Warning that there is still a long way to go to “reclaim all the jobs that were lost during the recession,” Obama blasted Romney’s tax plan — which a recent study said would cut taxes for the rich, but increase the burden on others — as “upside-down economics.”

“We’re not going to get to where we need to be if we go back to the policies that helped create this mess in the first place,” Obama said. “The last thing that we should be doing is asking middle-class families who are still struggling to recover to pay more in taxes.”

Romney pushed back hard against the study’s findings, saying it was “patently untrue” that lower earners would have to shoulder the burden and declaring that “higher-income people are not going to pay a smaller share of taxes in America if I’m president.”

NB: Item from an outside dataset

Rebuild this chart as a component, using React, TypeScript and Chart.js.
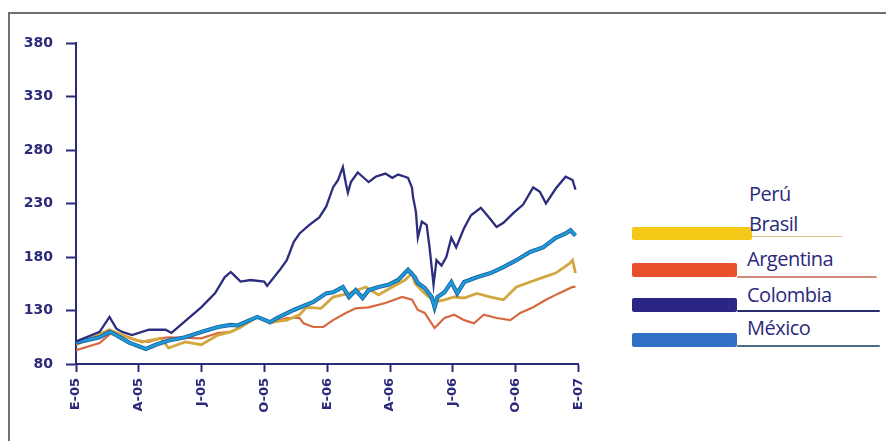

Romney said his economic plan would create 12 million jobs. He also stepped up his criticism of Obama’s “you didn’t build that” line from a Roanoke rally last month, telling his audience in Nevada that the statement “may go down as the most famous quote of his entire presidency.”

As Romney was speaking, about two-dozen protesters outside were gathered, chanting, “Show us your taxes! Show us your taxes!”

But Bernice Poliandro, a 67-year-old retiree from North Las Vegas who attended the rally, said she believed Romney had already made enough tax information known.

“I feel if there’s anything wrong with his taxes, our present administration should have checked it out already with the IRS,” Poliandro said.

Romney later pushed back against Senate Majority Leader Harry Reid’s, D-Nev., claim that Romney did not pay taxes for several years.

“Let me say categorically, I have paid taxes every year — a lot of taxes,” Romney said during a brief news availability after a campaign event. “So Harry is wrong.”

On Capitol Hill, both parties cited the jobs report as evidence that they should get their way in ongoing fights over taxes and spending.

For Republicans, the numbers were proof that Democrats should agree to extend all of the Bush-era tax cuts, instead of ending the cuts for the richest Americans. They also worried about the impact of the so-called sequester – a massive set of cuts to defense and other spending, which Congress imposed on itself after failing to agree on a plan to cut the deficit last year.

“Republicans believe we can ignite the economic engine of this country once again. We have the talent. We have the capital,” House Majority Leader Eric Cantor, R-Va., said in a statement. “But the biggest obstacle to economic growth is the president’s insistence on higher taxes and dangerous defense cuts.”

For Democrats, the jobs numbers were proof of something entirely opposite: the need to extend some, but not all, of Bush’s tax cuts. Democrats want to end the tax cuts on incomes over $250,000 per year, which would hit the wealthiest 2 percent of Americans.

“The last thing the American people need right now is more uncertainty, more unfairness, and higher taxes on working families and small businesses,” House Minority Leader Nancy Pelosi, D-Calif., said in her own statement. “Yet House Republicans continue to stand as the lone roadblock to a middle class tax cut — preferring to hold tax relief for 100 percent of Americans hostage to extra tax breaks for the top 2 percent.”